Concerned that the increased numbers of applicants accepted under binding early admission policies will put pressure on high school seniors to make premature college decisions, the NACAC has formed a joint task force with The College Board to reevaluate the guidelines for early admission.

Despite this initiative, changing the early admissions guidelines is not a high priority, because only a small number of schools would be affected, said Mark R. Cannon, deputy executive director for NACAC.

There are only about 450 colleges in the country with early admissions options — a relatively small number in comparison to the near 7000 schools that NACAC represents.

“There is currently no limit on early admission acceptance percentages, and there is no real consensus emerging to make a change in this direction anytime soon,” Cannon said.

Since Brown’s decision to make the switch to a binding policy, Harvard is the only Ivy still offering applicants the choice of early action.

Harvard has expressed no intention of changing its early action policy.

“We are very well served by our early action program,” Marlyn McGrath-Lewis, Harvard’s Office of Admission director, told The Crimson.

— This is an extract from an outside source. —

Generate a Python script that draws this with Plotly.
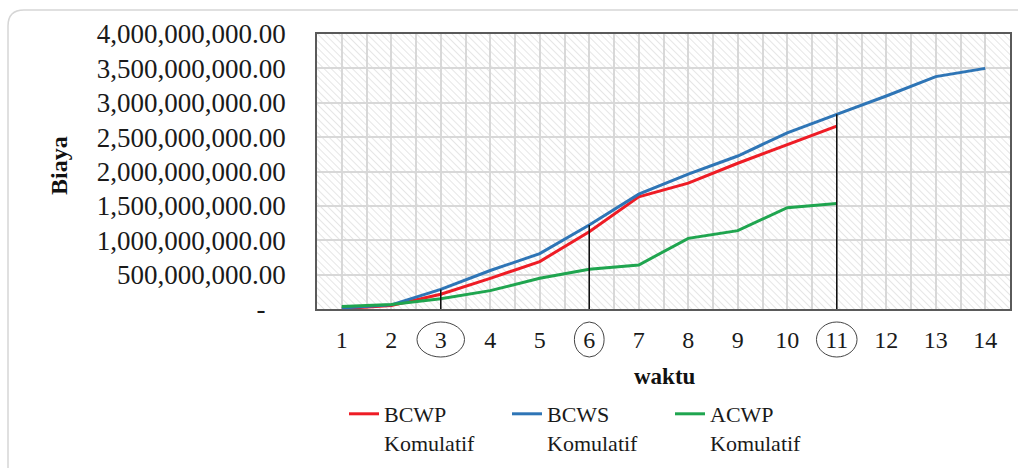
import base64
import plotly.graph_objects as go

# ---- data (values in rupiah) ----
waktu = list(range(1, 15))
bcws = [15e6, 60e6, 285e6, 560e6, 805e6, 1222e6, 1670e6, 1962e6, 2225e6, 2562e6, 2832e6, 3098e6, 3380e6, 3500e6]
bcwp = [5e6, 50e6, 215e6, 445e6, 690e6, 1125e6, 1632e6, 1830e6, 2120e6, 2385e6, 2660e6, None, None, None]
acwp = [35e6, 65e6, 148e6, 267e6, 446e6, 577e6, 640e6, 1028e6, 1140e6, 1474e6, 1535e6, None, None, None]
highlight_times = [3, 6, 11]
y_ticks = [0, 5e8, 1e9, 1.5e9, 2e9, 2.5e9, 3e9, 3.5e9, 4e9]
series_names = ["BCWP<br>Komulatif", "BCWS<br>Komulatif", "ACWP<br>Komulatif"]
series_colors = ["#ee1c25", "#2e75b6", "#1fa54f"]

W, H = 1018, 468
L, R, T, B = 317, 8, 34, 159
PW, PH = W - L - R, H - T - B


def px2x(px):
    return (px - L) / PW


def py2y(py):
    return (H - B - py) / PH


FONT = "Liberation Serif"

fig = go.Figure()
for name, vals, col in zip(series_names, [bcwp, bcws, acwp], series_colors):
    fig.add_trace(go.Scatter(x=waktu, y=vals, mode="lines", name=name,
                             line=dict(color=col, width=3), connectgaps=False))

# vertical marker lines at highlighted times, up to BCWS value
shapes = []
for t in highlight_times:
    shapes.append(dict(type="line", xref="x", yref="y", x0=t, x1=t, y0=0,
                       y1=bcws[t - 1], line=dict(color="#111111", width=1.5)))
# ellipses around highlighted tick labels
radii = {3: 0.48, 6: 0.30, 11: 0.41}
for t in highlight_times:
    r = radii[t]
    shapes.append(dict(type="circle", xref="x", yref="paper", x0=t - r, x1=t + r,
                       y0=py2y(357), y1=py2y(322),
                       line=dict(color="#444444", width=1)))
# outer rounded frame
path = (f"M {px2x(8)},{py2y(470)} L {px2x(8)},{py2y(26)} "
        f"Q {px2x(8)},{py2y(10)} {px2x(24)},{py2y(10)} L {px2x(1020)},{py2y(10)}")
shapes.append(dict(type="path", xref="paper", yref="paper", path=path,
                   line=dict(color="#d6d6d6", width=1.5), layer="below"))

# hatched plot background
svg = (f"<svg xmlns='http://www.w3.org/2000/svg' width='{PW}' height='{PH}'>"
       "<defs><pattern id='p' width='5' height='5' patternUnits='userSpaceOnUse' "
       "patternTransform='rotate(-45)'><line x1='0' y1='0' x2='0' y2='5' "
       "stroke='#d9d9d9' stroke-width='1.3'/></pattern></defs>"
       "<rect width='100%' height='100%' fill='url(#p)'/></svg>")
src = "data:image/svg+xml;base64," + base64.b64encode(svg.encode()).decode()

ticktext = ["-\u00a0\u00a0\u00a0" if v == 0 else f"{v:,.2f}" for v in y_ticks]

fig.update_layout(
    width=W, height=H,
    margin=dict(l=L, r=R, t=T, b=B, autoexpand=False),
    paper_bgcolor="white", plot_bgcolor="white",
    font=dict(family=FONT, color="#1a1a1a"),
    shapes=shapes,
    images=[dict(source=src, xref="paper", yref="paper", x=0, y=1, sizex=1, sizey=1,
                 sizing="stretch", xanchor="left", yanchor="top", layer="below")],
    showlegend=True,
    legend=dict(orientation="h", xref="container", yref="container",
                x=344 / W, y=1 - 393 / H, xanchor="left", yanchor="top",
                font=dict(family=FONT, size=22, color="#1a1a1a"),
                entrywidth=118, entrywidthmode="pixels", valign="top",
                bgcolor="rgba(0,0,0,0)", itemwidth=30, tracegroupgap=0),
    annotations=[
        dict(text="<b>waktu</b>", xref="paper", yref="paper", x=px2x(665), y=py2y(376),
             xanchor="center", yanchor="middle", showarrow=False,
             font=dict(family=FONT, size=23, color="#111111")),
        dict(text="<b>Biaya</b>", xref="paper", yref="paper", x=px2x(59), y=py2y(166),
             xanchor="center", yanchor="middle", showarrow=False, textangle=-90,
             font=dict(family=FONT, size=24, color="#111111")),
    ],
)
fig.update_xaxes(range=[0.5, 14.5], tickmode="array", tickvals=waktu,
                 ticktext=[str(w) for w in waktu],
                 tickfont=dict(family=FONT, size=24, color="#1a1a1a"),
                 showgrid=True, gridcolor="#d8d8d8", gridwidth=1.5,
                 minor=dict(tickmode="array", tickvals=[w + 0.5 for w in waktu[:-1]],
                            showgrid=True, gridcolor="#d8d8d8", gridwidth=1.5),
                 showline=True, linecolor="#5a5a5a", linewidth=1.5, mirror=True,
                 ticks="", ticklabelstandoff=8, zeroline=False, fixedrange=True,
                 automargin=False)
fig.update_yaxes(range=[0, 4e9], tickmode="array", tickvals=y_ticks, ticktext=ticktext,
                 tickfont=dict(family=FONT, size=27, color="#1a1a1a"),
                 showgrid=True, gridcolor="#d8d8d8", gridwidth=1.5,
                 showline=True, linecolor="#5a5a5a", linewidth=1.5, mirror=True,
                 ticks="", ticklabelstandoff=24, zeroline=False, fixedrange=True,
                 automargin=False)

fig.write_html("out.html", config={"displayModeBar": False},
               post_script="document.body.style.margin='0';"
                           "document.body.style.overflow='hidden';")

“Our Faculty Committee believes strongly in the education principle that it is important for students to have the benefit of the senior year before committing finally to a college,” McGrath-Lewis said.

Henrik N. Dullea ’61, vice president for University relations at Cornell predicted that Brown’s switch would not significantly impact the size or caliber of other applicant pools in the Ivy League.

He added that Harvard’s decision to maintain its early action policy makes sense given its traditionally high yield rate.

“Harvard’s situation is unique,” Dullea said, predicting that while Harvard enjoys an 80 percent admissions yield, Brown’s admissions office was probably doing more work for less return.

Echoing the sentiment that students should make a conscious decision about their first college choice when they apply early, Dullea said that Cornell is firm in its binding policy.

“Cornell is comfortable with early decision,” Dullea said, pointing out that this year the University accepted just over 35 percent of its early applicant pool.

This number is consistent with the University’s past record, but at the lower end of the Ivy League early admittance percentages, Dullea said, recalling that some Ivies accepted enough students to fill close to half of the freshman class under early decision.

“We tend to keep our [percentage] of early acceptances on the lower end of the Ivy League,” Dullea added, explaining that a large part of undergraduate diversity comes from the regular spring applicant pool.